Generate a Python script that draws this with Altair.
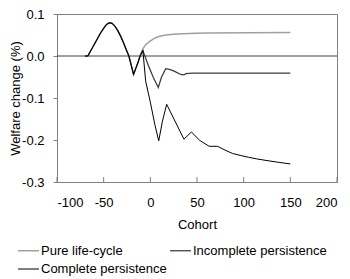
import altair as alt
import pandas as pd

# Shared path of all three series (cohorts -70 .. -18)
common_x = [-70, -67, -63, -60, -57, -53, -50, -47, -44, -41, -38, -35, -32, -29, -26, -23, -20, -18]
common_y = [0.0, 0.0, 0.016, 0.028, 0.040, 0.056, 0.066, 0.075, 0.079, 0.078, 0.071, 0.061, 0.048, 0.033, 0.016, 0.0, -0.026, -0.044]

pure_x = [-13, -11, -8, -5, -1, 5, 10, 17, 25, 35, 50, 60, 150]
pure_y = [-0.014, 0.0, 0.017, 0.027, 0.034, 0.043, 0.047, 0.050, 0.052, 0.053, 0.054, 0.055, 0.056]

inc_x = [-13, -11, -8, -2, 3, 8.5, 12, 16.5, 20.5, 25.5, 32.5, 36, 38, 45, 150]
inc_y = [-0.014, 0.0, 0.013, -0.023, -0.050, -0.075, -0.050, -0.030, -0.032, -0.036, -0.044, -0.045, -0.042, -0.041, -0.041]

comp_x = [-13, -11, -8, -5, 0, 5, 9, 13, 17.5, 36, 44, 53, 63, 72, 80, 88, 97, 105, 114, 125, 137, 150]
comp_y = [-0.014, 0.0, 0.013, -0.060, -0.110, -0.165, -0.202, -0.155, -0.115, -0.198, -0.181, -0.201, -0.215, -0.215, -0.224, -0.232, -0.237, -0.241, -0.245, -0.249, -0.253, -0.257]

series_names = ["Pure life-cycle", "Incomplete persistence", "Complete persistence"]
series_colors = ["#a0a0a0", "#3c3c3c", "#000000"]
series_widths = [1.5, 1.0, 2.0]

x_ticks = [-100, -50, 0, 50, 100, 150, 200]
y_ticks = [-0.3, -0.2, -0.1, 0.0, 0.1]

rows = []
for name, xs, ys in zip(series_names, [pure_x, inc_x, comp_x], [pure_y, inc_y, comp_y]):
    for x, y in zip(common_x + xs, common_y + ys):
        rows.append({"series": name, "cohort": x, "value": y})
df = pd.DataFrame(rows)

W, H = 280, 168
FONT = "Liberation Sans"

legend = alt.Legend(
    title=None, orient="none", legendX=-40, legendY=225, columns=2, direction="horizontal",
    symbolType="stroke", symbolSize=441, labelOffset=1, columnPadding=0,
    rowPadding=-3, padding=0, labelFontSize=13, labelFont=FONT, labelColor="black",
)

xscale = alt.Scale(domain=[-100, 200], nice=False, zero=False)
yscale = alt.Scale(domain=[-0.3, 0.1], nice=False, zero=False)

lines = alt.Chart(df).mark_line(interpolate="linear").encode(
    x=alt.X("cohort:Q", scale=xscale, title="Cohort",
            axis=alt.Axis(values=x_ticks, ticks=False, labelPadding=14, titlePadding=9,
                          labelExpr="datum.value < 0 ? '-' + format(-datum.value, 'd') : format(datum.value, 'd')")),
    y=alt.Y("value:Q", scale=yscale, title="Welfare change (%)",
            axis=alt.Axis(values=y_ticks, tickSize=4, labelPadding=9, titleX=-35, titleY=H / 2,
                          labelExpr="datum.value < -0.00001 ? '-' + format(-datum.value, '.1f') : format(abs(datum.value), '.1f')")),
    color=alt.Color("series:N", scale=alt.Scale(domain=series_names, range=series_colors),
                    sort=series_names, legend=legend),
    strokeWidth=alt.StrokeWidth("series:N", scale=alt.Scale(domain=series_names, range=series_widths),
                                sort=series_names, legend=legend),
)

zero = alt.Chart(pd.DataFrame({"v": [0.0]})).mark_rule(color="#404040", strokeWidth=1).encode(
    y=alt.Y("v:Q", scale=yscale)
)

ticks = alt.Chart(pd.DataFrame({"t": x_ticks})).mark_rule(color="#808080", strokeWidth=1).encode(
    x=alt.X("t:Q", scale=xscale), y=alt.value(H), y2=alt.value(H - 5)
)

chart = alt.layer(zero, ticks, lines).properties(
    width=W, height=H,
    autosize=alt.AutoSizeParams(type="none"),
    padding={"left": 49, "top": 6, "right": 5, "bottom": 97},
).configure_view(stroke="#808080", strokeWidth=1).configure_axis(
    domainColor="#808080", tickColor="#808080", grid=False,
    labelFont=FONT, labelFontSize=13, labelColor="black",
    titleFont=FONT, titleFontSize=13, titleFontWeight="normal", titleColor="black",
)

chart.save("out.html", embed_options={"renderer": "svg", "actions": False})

==

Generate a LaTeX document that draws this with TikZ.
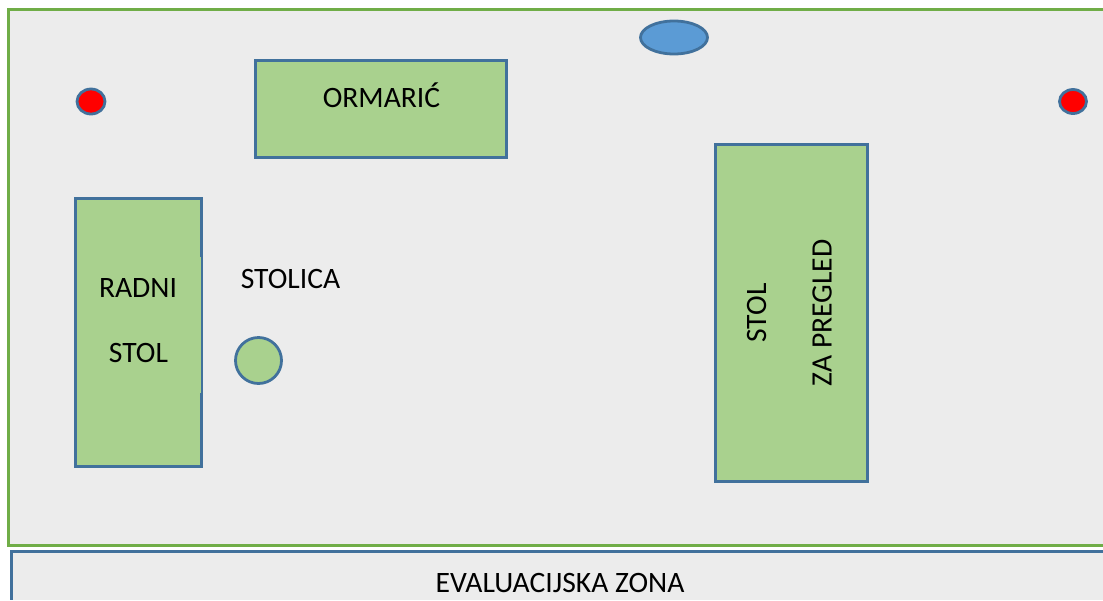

* _EXERCISE DETAILS_: Repeat the lines above exactly, beginning with the one containing "Generate a Python" and finishing with the one containing "-0.042, -0.041, -0.041]". No pictures belong in the copy.

* _CORRECT RESPONSE_:
Generate a Python script that draws this with Altair.
import altair as alt
import pandas as pd

# Shared path of all three series (cohorts -70 .. -18)
common_x = [-70, -67, -63, -60, -57, -53, -50, -47, -44, -41, -38, -35, -32, -29, -26, -23, -20, -18]
common_y = [0.0, 0.0, 0.016, 0.028, 0.040, 0.056, 0.066, 0.075, 0.079, 0.078, 0.071, 0.061, 0.048, 0.033, 0.016, 0.0, -0.026, -0.044]

pure_x = [-13, -11, -8, -5, -1, 5, 10, 17, 25, 35, 50, 60, 150]
pure_y = [-0.014, 0.0, 0.017, 0.027, 0.034, 0.043, 0.047, 0.050, 0.052, 0.053, 0.054, 0.055, 0.056]

inc_x = [-13, -11, -8, -2, 3, 8.5, 12, 16.5, 20.5, 25.5, 32.5, 36, 38, 45, 150]
inc_y = [-0.014, 0.0, 0.013, -0.023, -0.050, -0.075, -0.050, -0.030, -0.032, -0.036, -0.044, -0.045, -0.042, -0.041, -0.041]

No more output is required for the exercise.